During Saturday's news conference, Trump reiterated that Russia should be welcomed back into the G7 because a G8 would be more meaningful.
``I think it would be an asset to have Russia back in. I think it would be good for the world, I think it would be good for Russia, I think it would be good for the United States, I think it would be good for all of the countries of the current G7,'' Trump said Saturday.
``We're looking for peace in the world, we're not looking to play games.''
Canada has flatly rejected welcoming Russia back to the G7 fold, pointing to its annexation of Crimea. And European Council President Donald Tusk said Trump's criticism of the international rules-based order is ``playing into the hands of those who seek a new post-West order where liberal democracy and fundamental freedoms would cease to exist.''
In 2014, the then-G8 kicked Russia out of the club. Canada and its Western allies oppose Russian President Vladimir Putin's annexation of Ukraine's Crimean Peninsula and for the ongoing fight between Russian-backed separatists in Ukraine's east.
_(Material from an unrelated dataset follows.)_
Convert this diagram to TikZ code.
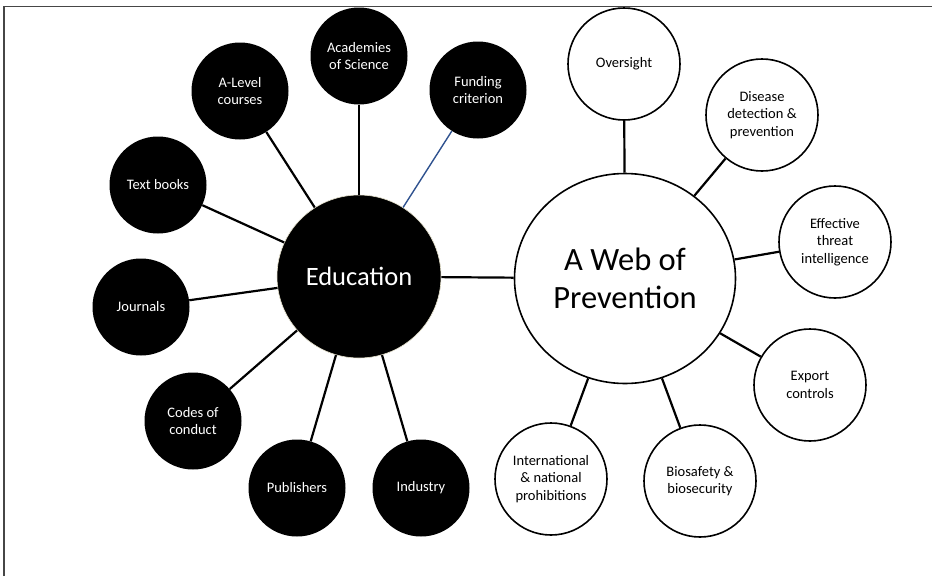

On Saturday morning, Trump created a distraction when he showed up late for the G7 meeting on women's empowerment. He arrived several minutes after the start of the breakfast meeting between G7 leaders and the gender equality advisory council that Trudeau created for this year's summit.
Trump missed Trudeau's introductory statement at the meeting and entered the room while council co-chair Isabelle Hudon, who is Canada's ambassador to France, was speaking.
His arrival was impossible to miss as security personnel had to open a path for Trump through a mob of journalists, many of whom were holding large cameras.
Trump stopped at the edge of the room and flashed a big smile in Trudeau's direction before continuing to his seat.
The rapid-fire clicks of cameras intensified as Trump made his way into the room - to the point that the noise of all the cameras almost drowned out Hudon's remarks.
Fellow G7 leaders stared at Trump as he slowly made his way to his seat, which was across the table from Trudeau and next to International Monetary Fund managing director Christine Lagarde.
Later Saturday, Hudon told reporters that the group really wanted Trump to show up. She insisted that the meeting ran smoothly the rest of the way, with Trump as an engaged participant.
``It's true that we hoped he would come to sit in his chair,'' Hudon said. ``We were a bit anxious about getting our seven out of seven.''
After Trump's departure, the other G7 leaders held meetings without him for the rest of the day. They discussed issues like climate change, oceans protection and international development.